• [Extracted data entries]:
◇ ◇ ◇ ◇ ◇ ◇ ◇
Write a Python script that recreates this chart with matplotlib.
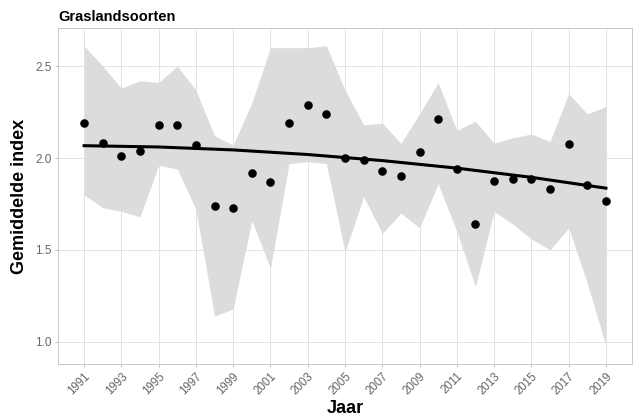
import numpy as np
import matplotlib
matplotlib.use('Agg')
import matplotlib.pyplot as plt

plt.rcParams['font.family'] = ['Liberation Sans', 'DejaVu Sans']

# Gemiddelde index per jaar, met betrouwbaarheidsband
jaren = list(range(1991, 2020))
gemiddelde = [2.19, 2.08, 2.01, 2.04, 2.18, 2.18, 2.07, 1.74, 1.73, 1.92,
              1.87, 2.19, 2.29, 2.24, 2.00, 1.99, 1.93, 1.90, 2.03, 2.21,
              1.94, 1.64, 1.875, 1.885, 1.885, 1.83, 2.075, 1.855, 1.765]
bovengrens = [2.61, 2.50, 2.38, 2.42, 2.41, 2.50, 2.37, 2.12, 2.07, 2.30,
              2.60, 2.60, 2.60, 2.61, 2.37, 2.18, 2.19, 2.08, 2.24, 2.41,
              2.15, 2.20, 2.08, 2.11, 2.13, 2.09, 2.35, 2.24, 2.28]
ondergrens = [1.80, 1.73, 1.71, 1.68, 1.96, 1.94, 1.72, 1.14, 1.18, 1.66,
              1.40, 1.97, 1.98, 1.97, 1.49, 1.79, 1.59, 1.70, 1.62, 1.86,
              1.60, 1.30, 1.71, 1.64, 1.56, 1.50, 1.62, 1.32, 0.98]

trend_jaren = [1991, 1995, 1999, 2003, 2007, 2011, 2015, 2019]
trend = [2.067, 2.060, 2.044, 2.019, 1.986, 1.945, 1.895, 1.836]

xticks = list(range(1991, 2020, 2))
yticks = [1.0, 1.5, 2.0, 2.5]

fig = plt.figure(figsize=(6.38, 4.19), dpi=100)
ax = fig.add_axes([0.0909, 0.1313, 0.8997, 0.8019])

ax.fill_between(jaren, ondergrens, bovengrens, color='#dcdcdc', linewidth=0, zorder=1)
ax.plot(trend_jaren, trend, color='black', linewidth=2.2, zorder=3)
ax.scatter(jaren, gemiddelde, s=38, color='black', zorder=4, linewidths=0)

ax.set_xlim(1989.6, 2020.4)
ax.set_ylim(0.88, 2.707)
ax.set_xticks(xticks)
ax.set_xticklabels([str(j) for j in xticks], rotation=45, ha='right',
                   rotation_mode='anchor', fontsize=8.3, color='#666666')
ax.set_yticks(yticks)
ax.set_yticklabels(['1.0', '1.5', '2.0', '2.5'], fontsize=8.5, color='#666666')
ax.tick_params(axis='both', length=2.5, color='#b3b3b3', width=0.6, pad=2)

ax.grid(True, color='#e3e3e3', linewidth=0.7, zorder=0)
ax.set_axisbelow(True)
for sp in ax.spines.values():
    sp.set_color('#c8c8c8')
    sp.set_linewidth(0.7)

ax.set_xlabel('Jaar', fontsize=13, fontweight='bold', labelpad=2)
ax.set_ylabel('Gemiddelde index', fontsize=13, fontweight='bold', labelpad=5)
ax.set_title('Graslandsoorten', fontsize=10.5, fontweight='bold', loc='left', pad=5)

fig.savefig('out.png', dpi=100)
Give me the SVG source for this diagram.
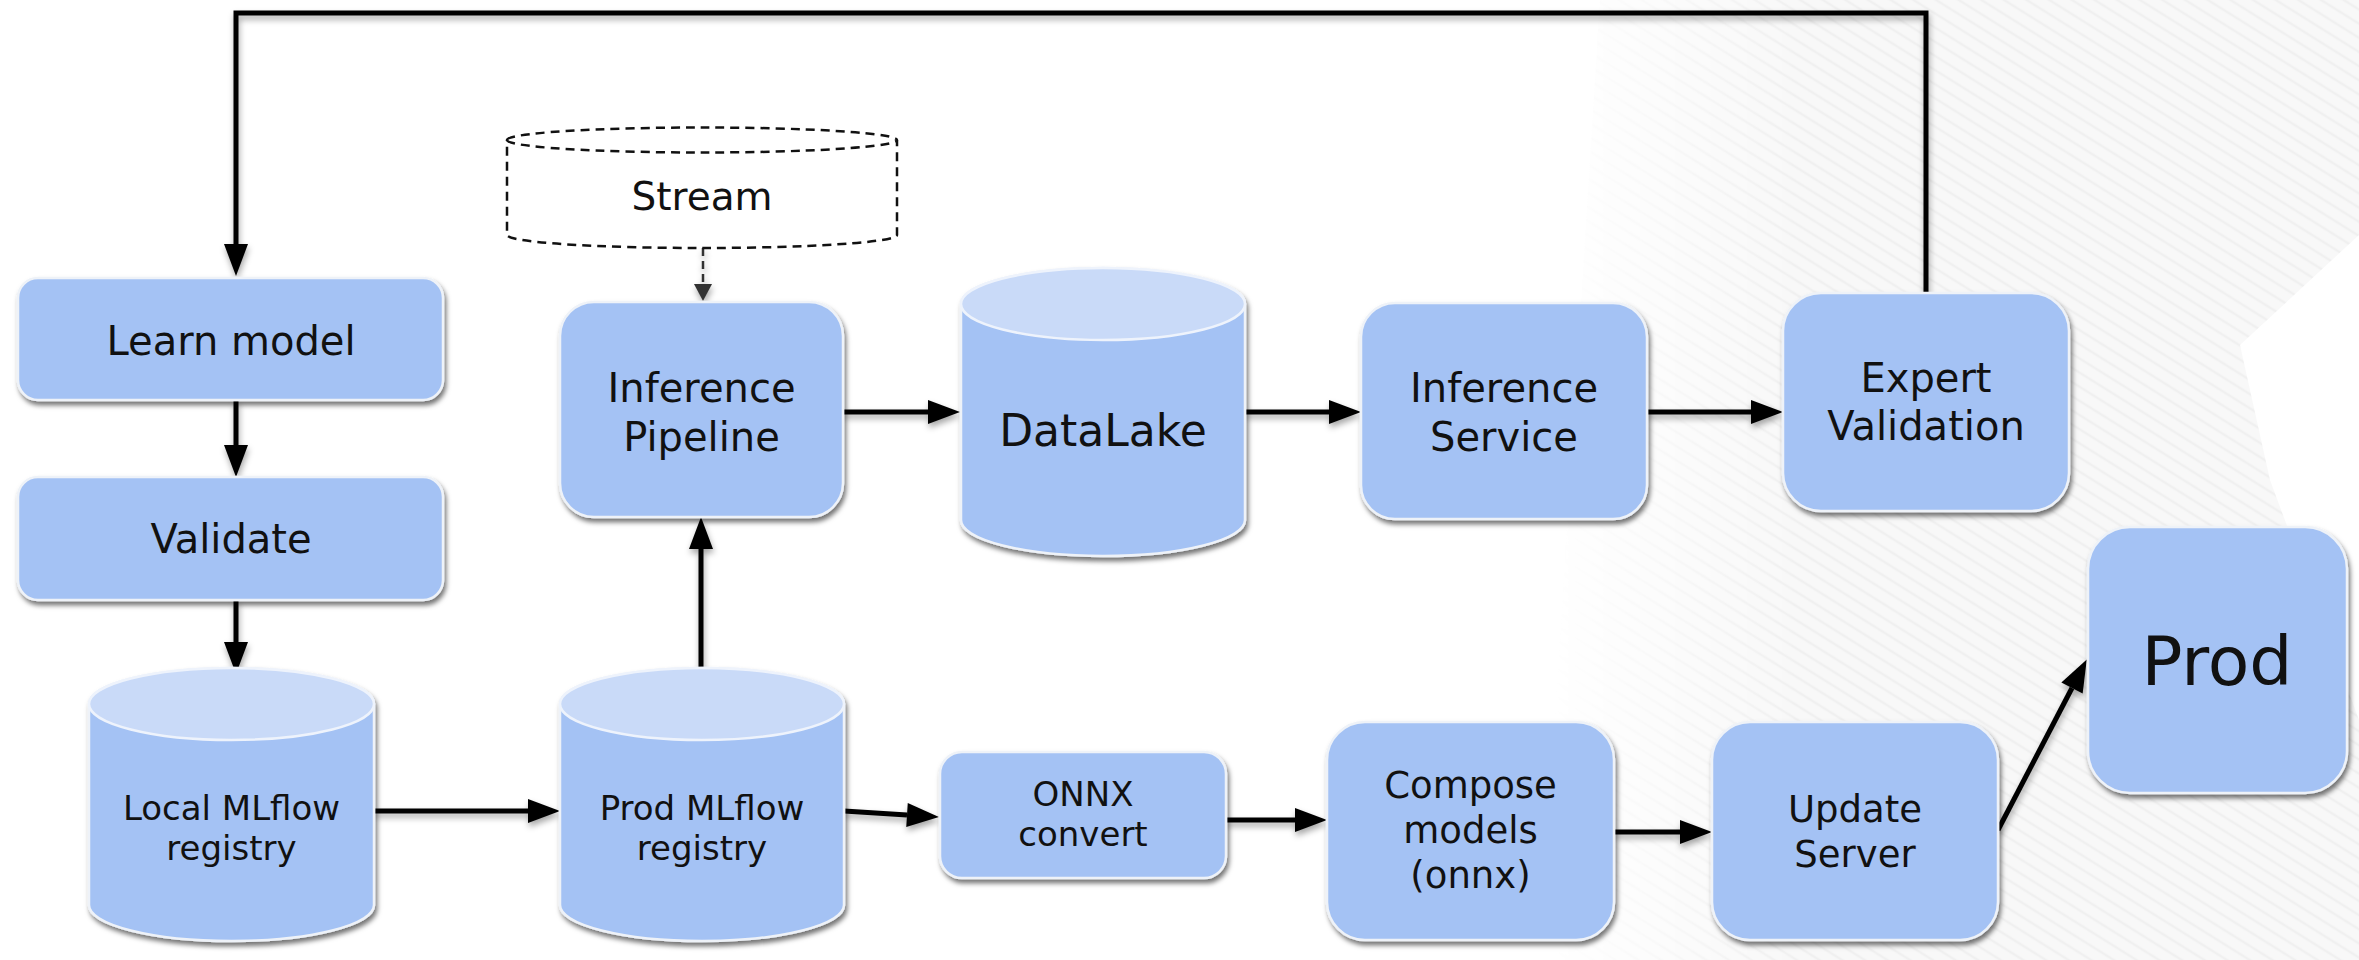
<svg xmlns="http://www.w3.org/2000/svg" width="2359" height="960" viewBox="0 0 2359 960">
<style>
.box{fill:#a4c2f4;stroke:#eef2f8;stroke-width:2.5;filter:url(#sh)}
.cyl{fill:#a4c2f4;stroke:#eef2f8;stroke-width:2.5}
.cyltop{fill:#c9daf8;stroke:#eef3fc;stroke-width:2.5}
.t{font-family:'DejaVu Sans','Liberation Sans',sans-serif;fill:#111;text-anchor:middle}
.c{fill:none;stroke:#000;stroke-width:5}
</style>
<defs>
<filter id="sh" x="-10%" y="-10%" width="125%" height="130%">
<feDropShadow dx="2" dy="4" stdDeviation="2.5" flood-color="#000" flood-opacity="0.55"/>
</filter>
<filter id="lsh" filterUnits="userSpaceOnUse" x="0" y="0" width="2359" height="960">
<feDropShadow dx="1" dy="4" stdDeviation="3" flood-color="#000" flood-opacity="0.35"/>
</filter>
<marker id="ah" markerUnits="userSpaceOnUse" markerWidth="32" markerHeight="24" refX="0" refY="12" orient="auto" overflow="visible">
<path d="M0,0 L32,12 L0,24 Z" fill="#000"/>
</marker>
<marker id="ahs" markerUnits="userSpaceOnUse" markerWidth="18" markerHeight="18" refX="0" refY="9" orient="auto" overflow="visible">
<path d="M0,0 L17,9 L0,18 Z" fill="#333"/>
</marker>
<pattern id="hatch" patternUnits="userSpaceOnUse" width="12" height="12" patternTransform="rotate(32)">
<rect width="12" height="12" fill="#f8f8f8"/>
<line x1="0" y1="6" x2="12" y2="6" stroke="#f0f0f0" stroke-width="2.5"/>
</pattern>
<linearGradient id="fade" x1="1550" y1="0" x2="1800" y2="0" gradientUnits="userSpaceOnUse">
<stop offset="0" stop-color="#fff" stop-opacity="0"/>
<stop offset="1" stop-color="#fff" stop-opacity="1"/>
</linearGradient>
<mask id="fm"><rect x="0" y="0" width="2359" height="960" fill="url(#fade)"/></mask>
</defs>
<rect width="2359" height="960" fill="#fff"/>
<g id="background" mask="url(#fm)">
<path d="M1600,0 H2359 V235 L2240,345 L2270,480 L2359,720 V960 H1540 Z" fill="url(#hatch)"/>
</g>

<g id="connectors" filter="url(#lsh)">
<path class="c" d="M1926,293 V13 H236 V244" marker-end="url(#ah)"/>
<path class="c" d="M236,400 V445" marker-end="url(#ah)"/>
<path class="c" d="M236,600 V642" marker-end="url(#ah)"/>
<path class="c" d="M374,811 H528" marker-end="url(#ah)"/>
<path class="c" d="M701,668 V549" marker-end="url(#ah)"/>
<path class="c" d="M843,412 H928" marker-end="url(#ah)"/>
<path class="c" d="M1245,412 H1329" marker-end="url(#ah)"/>
<path class="c" d="M1647,412 H1751" marker-end="url(#ah)"/>
<path class="c" d="M844,811 L907,815" marker-end="url(#ah)"/>
<path class="c" d="M1226,820 H1295" marker-end="url(#ah)"/>
<path class="c" d="M1614,832 H1680" marker-end="url(#ah)"/>
<path class="c" d="M1998,830 L2072,688" marker-end="url(#ah)"/>
<path d="M703,248 V284" fill="none" stroke="#333" stroke-width="2.5" stroke-dasharray="8,5" marker-end="url(#ahs)"/>
</g>

<g id="stream">
<path d="M507,140 A195,12.5 0 0 1 897,140 V235 A195,13 0 0 1 507,235 Z" fill="#fff" stroke="#111" stroke-width="2.5" stroke-dasharray="9,6"/>
<path d="M507,140 A195,12.5 0 0 0 897,140" fill="none" stroke="#111" stroke-width="2.5" stroke-dasharray="9,6"/>
<text class="t" x="702" y="210" font-size="39">Stream</text>
</g>

<g id="learn-model">
<rect class="box" x="18" y="278" width="425" height="122" rx="20"/>
<text class="t" x="231" y="355" font-size="40">Learn model</text>
</g>

<g id="validate">
<rect class="box" x="18" y="477" width="425" height="123" rx="20"/>
<text class="t" x="231" y="553" font-size="40">Validate</text>
</g>

<g id="local-mlflow">
<path class="cyl" filter="url(#sh)" d="M89,704 A142.5,36 0 0 1 374,704 V905 A142.5,36 0 0 1 89,905 Z"/>
<ellipse class="cyltop" cx="231.5" cy="704" rx="142.5" ry="36"/>
<text class="t" font-size="34"><tspan x="231.5" y="820">Local MLflow</tspan><tspan x="231.5" y="860">registry</tspan></text>
</g>

<g id="prod-mlflow">
<path class="cyl" filter="url(#sh)" d="M560,704 A142,36 0 0 1 844,704 V905 A142,36 0 0 1 560,905 Z"/>
<ellipse class="cyltop" cx="702" cy="704" rx="142" ry="36"/>
<text class="t" font-size="34"><tspan x="702" y="820">Prod MLflow</tspan><tspan x="702" y="860">registry</tspan></text>
</g>

<g id="inference-pipeline">
<rect class="box" x="560" y="302" width="283" height="215" rx="34"/>
<text class="t" font-size="40"><tspan x="701.5" y="402">Inference</tspan><tspan x="701.5" y="451">Pipeline</tspan></text>
</g>

<g id="datalake">
<path class="cyl" filter="url(#sh)" d="M961,304 A142,36 0 0 1 1245,304 V520 A142,36 0 0 1 961,520 Z"/>
<ellipse class="cyltop" cx="1103" cy="304" rx="142" ry="36"/>
<text class="t" x="1103" y="446" font-size="44">DataLake</text>
</g>

<g id="inference-service">
<rect class="box" x="1361" y="303" width="286" height="216" rx="34"/>
<text class="t" font-size="40"><tspan x="1504" y="402">Inference</tspan><tspan x="1504" y="451">Service</tspan></text>
</g>

<g id="expert-validation">
<rect class="box" x="1783" y="293" width="286" height="218" rx="38"/>
<text class="t" font-size="40"><tspan x="1926" y="392">Expert</tspan><tspan x="1926" y="440">Validation</tspan></text>
</g>

<g id="prod">
<rect class="box" x="2088" y="527" width="259" height="266" rx="42"/>
<text class="t" x="2217" y="685" font-size="68">Prod</text>
</g>

<g id="onnx-convert">
<rect class="box" x="940" y="752" width="286" height="126" rx="22"/>
<text class="t" font-size="34"><tspan x="1083" y="806">ONNX</tspan><tspan x="1083" y="846">convert</tspan></text>
</g>

<g id="compose-models">
<rect class="box" x="1327" y="722" width="287" height="218" rx="38"/>
<text class="t" font-size="37"><tspan x="1470.5" y="798">Compose</tspan><tspan x="1470.5" y="843">models</tspan><tspan x="1470.5" y="888">(onnx)</tspan></text>
</g>

<g id="update-server">
<rect class="box" x="1712" y="722" width="286" height="218" rx="38"/>
<text class="t" font-size="37"><tspan x="1855" y="822">Update</tspan><tspan x="1855" y="867">Server</tspan></text>
</g>
</svg>
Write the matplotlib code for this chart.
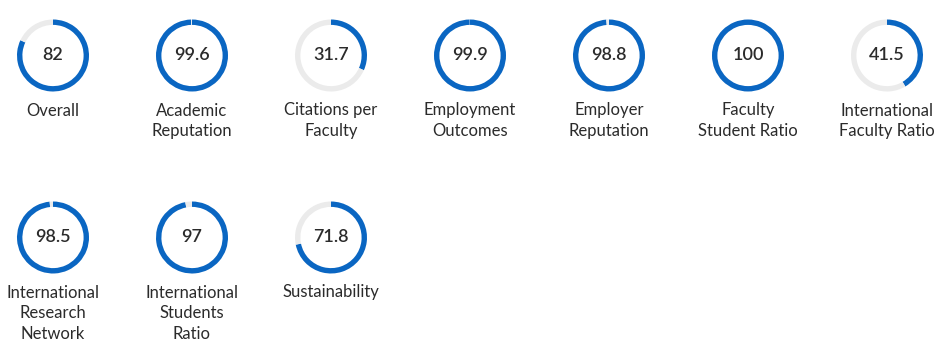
import matplotlib.pyplot as plt

plt.rcParams['font.family'] = ['Lato', 'DejaVu Sans']

labels = ['Overall', 'Academic\nReputation', 'Citations per\nFaculty', 'Employment\nOutcomes',
          'Employer\nReputation', 'Faculty\nStudent Ratio', 'International\nFaculty Ratio',
          'International\nResearch\nNetwork', 'International\nStudents\nRatio', 'Sustainability']
scores = [82, 99.6, 31.7, 99.9, 98.8, 100, 41.5, 98.5, 97, 71.8]
score_text = ['82', '99.6', '31.7', '99.9', '98.8', '100', '41.5', '98.5', '97', '71.8']

W, H = 952, 358
BLUE = '#0a66c2'
GRAY = '#ebebeb'
TEXT = '#2b2b2b'

fig = plt.figure(figsize=(W / 100, H / 100), dpi=100)

r = 36          # outer radius in px
ring = 5.4      # ring thickness in px
x0, dx = 53, 139
rows_y = [55.5, 237.5]

for i, (lab, val, txt) in enumerate(zip(labels, scores, score_text)):
    row, col = divmod(i, 7)
    cx = x0 + col * dx
    cy = rows_y[row]
    ax = fig.add_axes([(cx - r) / W, 1 - (cy + r) / H, 2 * r / W, 2 * r / H])
    ax.pie([val, 100 - val], colors=[BLUE, GRAY], startangle=90, counterclock=False,
           radius=1, wedgeprops=dict(width=ring / r, linewidth=0))
    ax.set_xlim(-1, 1)
    ax.set_ylim(-1, 1)
    ax.set_aspect('equal')
    ax.axis('off')
    ax.text(0, 0, txt, ha='center', va='center', fontsize=13, fontweight='semibold', color=TEXT)
    fig.text(cx / W, 1 - (cy + 47) / H, lab, ha='center', va='top', fontsize=12,
             color=TEXT, linespacing=1.38)

fig.savefig('out.png', dpi=100, facecolor='white')
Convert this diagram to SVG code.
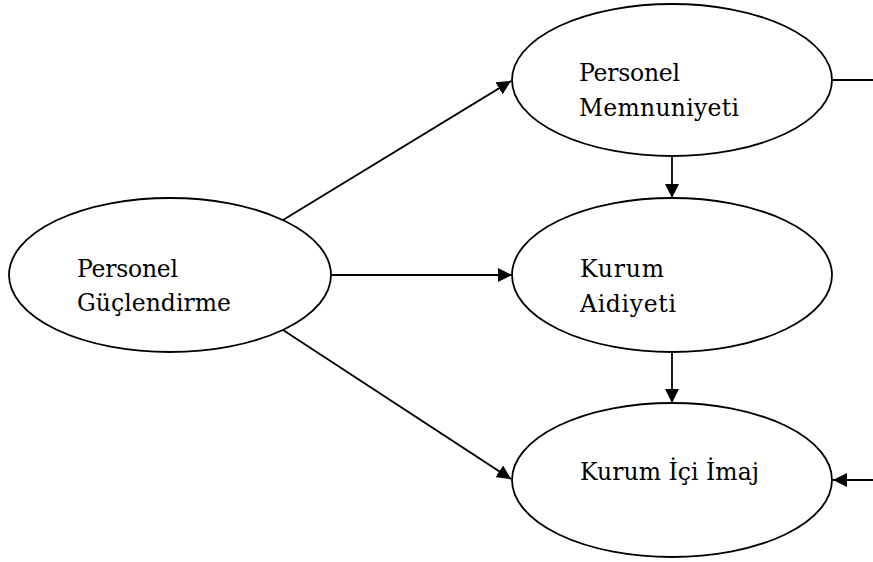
◇ ◇ ◇ ◇ ◇ ◇ ◇
• [REQUIREMENT]: Starting at the top of the listing above, reproduce each line up to and including the one with "plt.rcParams['font.family'] = ['Liberation"; omit the pictures.

• [REPLY TO THE TASK]:
Write a Python script that recreates this chart with matplotlib.
import numpy as np
import matplotlib
matplotlib.use('Agg')
import matplotlib.pyplot as plt

plt.rcParams['font.family'] = ['Liberation Sans', 'DejaVu Sans']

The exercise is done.